The bowl has been definitively authenticated as being Nampeyo’s work and dated to 1900 by the distinguished Nampeyo pottery expert, author and longtime former Museum curator, Edwin L. Wade Ph.D. who is today the world’s pre-eminent authority on Nampeyo’s work in particular and historic Hopi pottery in general. The signed original copy of Dr. Wade’s written remarks on his personal letterhead, remarks which are quoted in full below, will accompany the purchase of the bowl. 

“Here is a classic Nampeyo bowl composition illustrating her favored 1/3rd - 2/3rd internal division

of the vessel’s basin into two distinct design fields. As shown here, the smaller field typically is

painted a solid red; the larger field contains a curvilinear wing form with internal geometric motifs.

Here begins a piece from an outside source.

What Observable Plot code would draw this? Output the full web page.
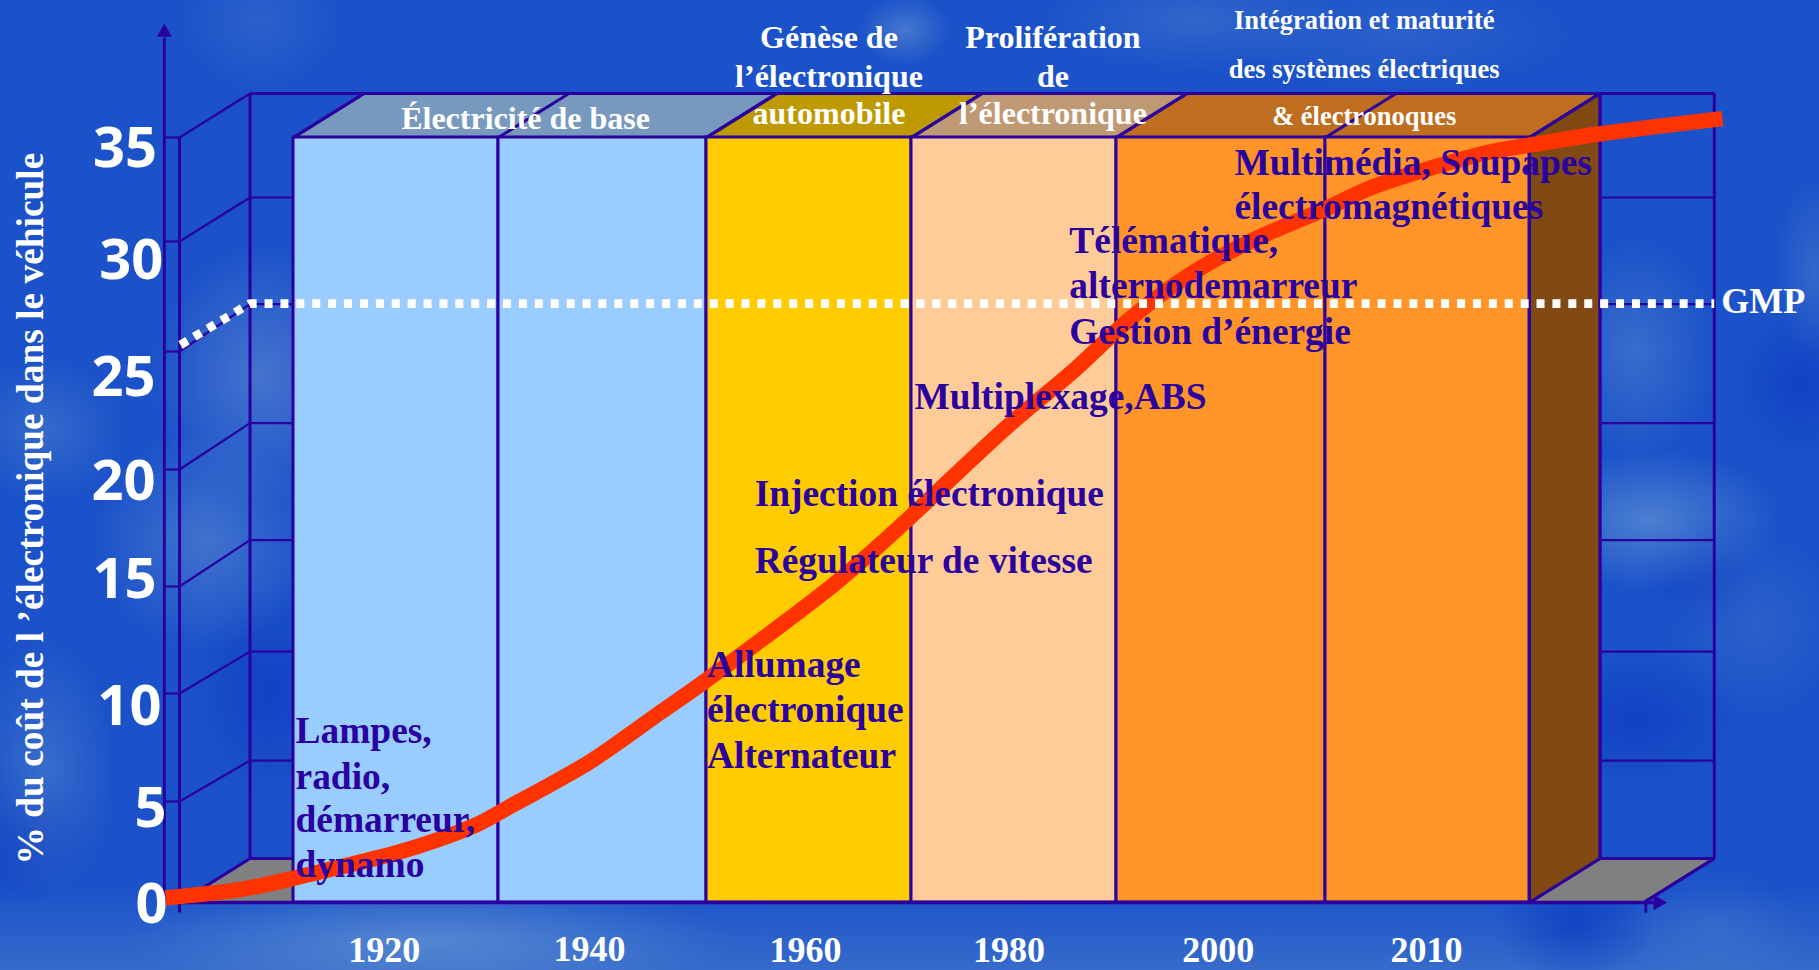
<!DOCTYPE html>
<html lang="fr">
<head>
<meta charset="utf-8">
<title>Électronique automobile</title>
<script src="https://cdn.jsdelivr.net/npm/d3@7"></script>
<script src="https://cdn.jsdelivr.net/npm/@observablehq/plot@0.6"></script>
<style>
html,body{margin:0;padding:0;width:1819px;height:970px;overflow:hidden;}
body{
  background-color:#1b52c9;
  background-image:
    radial-gradient(ellipse 110px 130px at 262px 375px, rgba(110,150,210,.5), transparent),
    radial-gradient(ellipse 80px 70px at 45px 430px, rgba(100,150,205,.35), transparent),
    radial-gradient(ellipse 110px 110px at 205px 540px, rgba(110,155,210,.45), transparent),
    radial-gradient(ellipse 70px 130px at 45px 770px, rgba(100,150,205,.4), transparent),
    radial-gradient(ellipse 300px 60px at 430px 940px, rgba(115,165,215,.55), transparent),
    radial-gradient(ellipse 80px 70px at 260px 20px, rgba(100,150,210,.22), transparent),
    radial-gradient(ellipse 45px 35px at 905px 30px, rgba(120,165,215,.45), transparent),
    radial-gradient(ellipse 150px 50px at 1195px 20px, rgba(100,150,205,.3), transparent),
    radial-gradient(ellipse 170px 55px at 1400px 35px, rgba(90,140,205,.25), transparent),
    radial-gradient(ellipse 80px 110px at 1635px 350px, rgba(100,150,205,.4), transparent),
    radial-gradient(ellipse 40px 90px at 1815px 270px, rgba(110,155,205,.3), transparent),
    radial-gradient(ellipse 130px 70px at 1650px 520px, rgba(115,165,215,.55), transparent),
    radial-gradient(ellipse 90px 90px at 1755px 625px, rgba(90,140,205,.25), transparent),
    radial-gradient(ellipse 90px 60px at 1715px 930px, rgba(85,135,205,.3), transparent),
    radial-gradient(ellipse 80px 110px at 270px 690px, rgba(8,50,190,.5), transparent),
    radial-gradient(ellipse 80px 70px at 20px 835px, rgba(8,50,190,.5), transparent),
    radial-gradient(ellipse 110px 70px at 1635px 720px, rgba(6,50,190,.5), transparent),
    radial-gradient(ellipse 60px 70px at 1700px 570px, rgba(6,50,190,.35), transparent),
    radial-gradient(ellipse 70px 80px at 1800px 385px, rgba(6,50,190,.5), transparent),
    radial-gradient(ellipse 80px 60px at 1575px 925px, rgba(6,50,190,.6), transparent),
    linear-gradient(to top, rgba(95,145,205,.4), rgba(95,145,205,0) 80px);
}
svg{display:block;}
</style>
</head>
<body>
<script>
// ---- Data ----
const xDomain = [1895, 1910, 1930, 1950, 1970, 1990, 2005, 2015, 2025];
const yDomain = [-4, 0, 5, 10, 15, 20, 25, 30, 35, 46];

const curveYears = [1903.76, 1907.5, 1910.03, 1912.44, 1920.24, 1924.15, 1927.9, 1931.44, 1935, 1938.53, 1941.9, 1945.58, 1949.26, 1957.87, 1962.9, 1968.27, 1979.66, 1985.83, 1991, 1995.53, 1999.74, 2005, 2007.2, 2010.06, 2013, 2015.87, 2018.48, 2024.46];
const curveShares = [0.23, 0.66, 1.2, 1.5, 2.49, 3.12, 3.86, 4.85, 5.79, 6.76, 7.86, 9.13, 10.37, 13.41, 15.26, 17.32, 21.94, 24.19, 26.5, 28.6, 30.05, 31.57, 32.58, 33.5, 34.29, 34.77, 35.18, 35.91];

const gmpFrontLevel = 25.27;
const gmpBackLevel = 27.18;

const bandEdges = [1910, 1930, 1950, 1970, 1990, 2005, 2015];
const frontLevels = [0, 5, 10, 15, 20, 25, 30, 35];
const backLevels = [0, 4.85, 9.9, 15.1, 20.1, 25.15, 30, 35];

const yTickLabels = ["35", "30", "25", "20", "15", "10", "5", "0"];
const yTickYears = [1903.2, 1903.5, 1903.12, 1903.12, 1903.17, 1903.41, 1903.66, 1903.71];
const yTickShares = [33.65, 28.36, 23.14, 18.76, 14.49, 8.61, 3.81, -0.99];

const xTickLabels = ["1920", "1940", "1960", "1980", "2000", "2010"];
const xTickYears = [1918.85, 1938.75, 1959.66, 1979.5, 1997.3, 2009.95];
const xTickShares = [-2.95, -2.88, -2.95, -2.95, -2.95, -2.95];

const noteTexts = ["Lampes,", "radio,", "démarreur,", "dynamo", "Allumage", "électronique", "Alternateur", "Injection électronique", "Régulateur de vitesse", "Multiplexage,ABS", "Télématique,", "alternodemarreur", "Gestion d’énergie", "Multimédia, Soupapes", "électromagnétiques"];
const noteYears = [1910.2, 1910.2, 1910.2, 1910.2, 1950.05, 1950.05, 1950.05, 1954.7, 1954.7, 1970.3, 1985.4, 1985.4, 1985.4, 1998.47, 1998.47];
const noteShares = [7.69, 5.6, 3.47, 1.24, 10.75, 8.7, 6.57, 18.46, 15.56, 22.58, 29.5, 27.41, 25.36, 33.22, 31.06];

const headTexts = ["Électricité de base", "Génèse de", "l’électronique", "automobile", "Prolifération", "de", "l’électronique"];
const headYears = [1932.6, 1961.95, 1961.95, 1961.95, 1983.8, 1983.8, 1983.8];
const headShares = [35.43, 39.28, 37.45, 35.63, 39.28, 37.45, 35.63];

const head2Texts = ["Intégration et maturité", "des systèmes électriques", "& électronoques"];
const head2Years = [2006.9, 2006.9, 2006.9];
const head2Shares = [40.24, 37.88, 35.58];

// ---- Layout (scale ranges and styles) ----
const xRange = [-14.5, 293, 498, 706, 911, 1116, 1325, 1529, 1733];
const yRange = [982.8, 902, 801, 693, 586, 469, 351, 241, 137, -91.8];
const depthX = 70.5, depthY = -44;
const INK = "#2a009f";
const bandFills = ["#99ccff", "#99ccff", "#ffcc00", "#ffcc99", "#ff9428", "#ff9428"];
const topSpans = [[1910, 1950, "#7799bd"], [1950, 1970, "#bf9900"], [1970, 1990, "#bf9973"], [1990, 2015, "#be6e1e"]];

const xs = d3.scaleLinear().domain(xDomain).range(xRange);
const ys = d3.scaleLinear().domain(yDomain).range(yRange);
const backX = v => xs.invert(xs(v) + depthX);
const backY = v => ys.invert(ys(v) + depthY);

const axisYear = 1903.7, frameLeft = 1904.44, frameRight = 2020.6, axisEnd = 2021.08, boxEnd = 2015;

const zip = (a, b, c) => a.map((d, i) => ({t: d, x: b[i], y: c[i]}));
const poly = (pts, fill) => Plot.line(pts.map(([x, y]) => ({x, y})), {
  x: "x", y: "y", fill, stroke: INK, strokeWidth: 3, curve: "linear-closed", strokeLinejoin: "miter"
});
const seg = (x1, y1, x2, y2, w = 3) => Plot.line([{x: x1, y: y1}, {x: x2, y: y2}], {
  x: "x", y: "y", stroke: INK, strokeWidth: w, strokeLinecap: "butt"
});

const bands = bandFills.map((fill, i) => ({x1: bandEdges[i], x2: bandEdges[i + 1], fill}));
const curve = curveYears.map((x, i) => ({x, y: curveShares[i]}));
const gmp = [
  {x: frameLeft, y: gmpFrontLevel},
  {x: backX(frameLeft), y: gmpBackLevel},
  {x: backX(frameRight), y: gmpBackLevel}
];

const serif = "'Liberation Serif','Times New Roman',serif";
const sans = "'Open Sans','Noto Sans',sans-serif";

const plot = Plot.plot({
  width: 1819,
  height: 970,
  margin: 0,
  style: {background: "transparent"},
  x: {type: "linear", domain: xDomain, range: xRange, axis: null},
  y: {type: "linear", domain: yDomain, range: yRange, axis: null},
  color: {type: "identity"},
  marks: [
    // floors
    poly([[frameLeft, 0], [backX(frameLeft), backY(0)], [1910, backY(0)], [1910, 0]], "#808080"),
    poly([[boxEnd, 0], [backX(boxEnd), backY(0)], [backX(frameRight), backY(0)], [frameRight, 0]], "#808080"),
    // back wall frame and grid
    seg(backX(frameLeft), backY(35), backX(frameRight), backY(35), 3),
    seg(backX(frameLeft), backY(0), backX(frameLeft), backY(35)),
    seg(backX(frameRight), backY(0), backX(frameRight), backY(35)),
    ...backLevels.flatMap(v => [
      seg(backX(frameLeft), backY(v), 1910, backY(v), 2.2),
      seg(backX(boxEnd), backY(v), backX(frameRight), backY(v), 2.2)
    ]),
    // left face: ticks and receding lines
    seg(frameLeft, -0.5, frameLeft, 35),
    ...frontLevels.flatMap((v, i) => [
      seg(axisYear, v, frameLeft, v, 2.2),
      seg(frameLeft, v, backX(frameLeft), backY(backLevels[i]), 2.2)
    ]),
    seg(frameRight + 0.1, -0.5, frameRight + 0.1, 0),
    seg(frameRight, 0, backX(frameRight), backY(0)),
    // box faces
    ...topSpans.map(([a, b, f]) => poly([[a, 35], [backX(a), backY(35)], [backX(b), backY(35)], [b, 35]], f)),
    poly([[boxEnd, 35], [backX(boxEnd), backY(35)], [backX(boxEnd), backY(0)], [boxEnd, 0]], "#804a12"),
    seg(backX(boxEnd), backY(0), backX(boxEnd), backY(35)),
    ...bandEdges.map(e => seg(e, 35, backX(e), backY(35))),
    Plot.rect(bands, {x1: "x1", x2: "x2", y1: 0, y2: 35, fill: "fill", stroke: INK, strokeWidth: 3}),
    // axes
    seg(axisYear, 0, axisYear, 39.8, 3),
    seg(axisYear, 0, axisEnd, 0, 3.7),
    Plot.dot([{x: axisYear, y: 40.05}], {x: "x", y: "y", symbol: "triangle", r: 5.6, fill: INK, stroke: null}),
    Plot.dot([{x: 2021.3, y: 0}], {x: "x", y: "y", symbol: "triangle", r: 5.8, rotate: 90, fill: INK, stroke: null}),
    // series
    Plot.line(curve, {x: "x", y: "y", stroke: "#ff3300", strokeWidth: 15.5, strokeLinejoin: "round", strokeLinecap: "butt", curve: "catmull-rom"}),
    Plot.line(gmp, {x: "x", y: "y", stroke: "#ffffff", strokeWidth: 8.7, strokeDasharray: "8 7.9", strokeDashoffset: 14.7, strokeLinecap: "butt", strokeLinejoin: "miter"}),
    // texts
    Plot.text(zip(noteTexts, noteYears, noteShares), {x: "x", y: "y", text: "t", textAnchor: "start", lineAnchor: "bottom", fontFamily: serif, fontWeight: "bold", fontSize: 37.4, fill: INK}),
    Plot.text(zip(headTexts, headYears, headShares), {x: "x", y: "y", text: "t", textAnchor: "middle", lineAnchor: "bottom", fontFamily: serif, fontWeight: "bold", fontSize: 32, fill: "#ffffff"}),
    Plot.text(zip(head2Texts, head2Years, head2Shares), {x: "x", y: "y", text: "t", textAnchor: "middle", lineAnchor: "bottom", fontFamily: serif, fontWeight: "bold", fontSize: 26.5, fill: "#ffffff"}),
    Plot.text([{t: "GMP", x: 2024.4, y: 26.77}], {x: "x", y: "y", text: "t", textAnchor: "start", lineAnchor: "bottom", fontFamily: serif, fontWeight: "bold", fontSize: 36, fill: "#ffffff"}),
    Plot.text(zip(xTickLabels, xTickYears, xTickShares), {x: "x", y: "y", text: "t", textAnchor: "middle", lineAnchor: "bottom", fontFamily: serif, fontWeight: "bold", fontSize: 36, fill: "#ffffff"}),
    Plot.text(zip(yTickLabels, yTickYears, yTickShares), {x: "x", y: "y", text: "t", textAnchor: "end", lineAnchor: "bottom", dx: 3, dy: 1, fontFamily: sans, fontWeight: "bold", fontSize: 56, fill: "#ffffff"}),
    Plot.text([{t: "% du coût de l ’électronique dans le véhicule", x: 1897.8, y: 18.33}], {x: "x", y: "y", text: "t", rotate: -90, textAnchor: "middle", lineAnchor: "bottom", fontFamily: serif, fontWeight: "bold", fontSize: 37.4, fill: "#ffffff"})
  ]
});
document.body.appendChild(plot);
</script>
</body>
</html>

A beautifully executed composition which is a hallmark of her singular talent, c. 1900.”

-Edwin L. Wade 

The bowl measures a medium-sized 7 1/2” in diameter and is 2 3/4” in height. It is in excellent original condition overall with no cracks and no significant chips. There is no restoration or overpainting anywhere in evidence under thorough UV-light examination. There is the tiniest, almost imperceptible 1/8” spot of what appears to be a clear glue on the rim of the bowl. We have no idea why this might be there, but it is of no consequence, in our view. Also the rim of the bowl in profile all the way around is just very slightly irregular in height, but of course, this is a century plus old pottery piece made completely by the human hand, not by a machine. It is also important to note the remarkable texture and feel of the bottom of the bowl, it’s as smooth and satiny as a newborn baby’s bottom.

This historic bowl is a marvelous, easy to display and extremely satisfying to contemplate masterful piece by the finest known Hopi pottery maker in recorded history.